* begin Raw data *

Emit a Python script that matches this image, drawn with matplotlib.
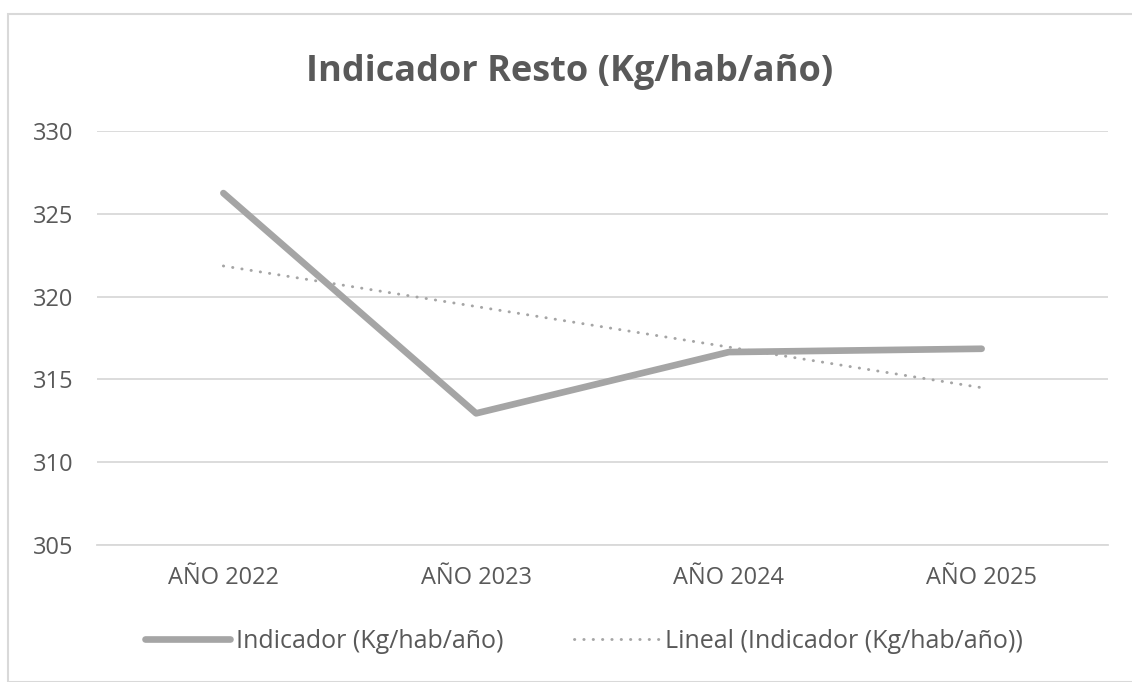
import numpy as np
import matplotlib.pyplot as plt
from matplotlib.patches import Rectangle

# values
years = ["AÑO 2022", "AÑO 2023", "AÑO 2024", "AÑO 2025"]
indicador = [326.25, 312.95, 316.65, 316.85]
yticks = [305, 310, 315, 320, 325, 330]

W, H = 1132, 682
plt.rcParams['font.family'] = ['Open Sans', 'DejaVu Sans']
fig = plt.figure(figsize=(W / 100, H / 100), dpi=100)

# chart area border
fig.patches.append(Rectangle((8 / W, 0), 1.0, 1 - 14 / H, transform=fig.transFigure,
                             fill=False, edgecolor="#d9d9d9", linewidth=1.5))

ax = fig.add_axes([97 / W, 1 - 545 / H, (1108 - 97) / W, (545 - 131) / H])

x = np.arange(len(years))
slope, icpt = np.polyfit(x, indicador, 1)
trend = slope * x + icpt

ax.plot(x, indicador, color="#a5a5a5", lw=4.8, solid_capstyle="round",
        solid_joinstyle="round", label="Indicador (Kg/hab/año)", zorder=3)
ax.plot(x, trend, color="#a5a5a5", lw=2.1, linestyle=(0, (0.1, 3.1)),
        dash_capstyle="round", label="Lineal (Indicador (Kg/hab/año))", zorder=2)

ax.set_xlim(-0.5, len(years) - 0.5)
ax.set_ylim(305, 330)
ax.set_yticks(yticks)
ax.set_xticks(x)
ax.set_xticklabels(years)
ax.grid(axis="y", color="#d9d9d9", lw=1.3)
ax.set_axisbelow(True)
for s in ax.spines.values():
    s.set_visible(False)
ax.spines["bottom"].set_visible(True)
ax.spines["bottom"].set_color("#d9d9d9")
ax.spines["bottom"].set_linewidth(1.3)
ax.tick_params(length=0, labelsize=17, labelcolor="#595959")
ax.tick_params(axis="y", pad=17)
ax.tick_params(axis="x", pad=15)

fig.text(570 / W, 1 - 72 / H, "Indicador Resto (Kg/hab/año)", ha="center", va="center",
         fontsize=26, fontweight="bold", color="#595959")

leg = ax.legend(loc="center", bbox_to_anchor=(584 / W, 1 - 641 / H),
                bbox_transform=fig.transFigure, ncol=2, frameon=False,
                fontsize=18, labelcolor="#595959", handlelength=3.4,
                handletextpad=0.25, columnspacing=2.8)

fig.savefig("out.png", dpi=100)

* end Raw data *

To do — Reproduce the data above word for word from its first line through the line that holds "yticks = [305, 310, 315, 320, 325, 330]", both ends included; skip pictures.

Solved exercise —
Emit a Python script that matches this image, drawn with matplotlib.
import numpy as np
import matplotlib.pyplot as plt
from matplotlib.patches import Rectangle

# values
years = ["AÑO 2022", "AÑO 2023", "AÑO 2024", "AÑO 2025"]
indicador = [326.25, 312.95, 316.65, 316.85]
yticks = [305, 310, 315, 320, 325, 330]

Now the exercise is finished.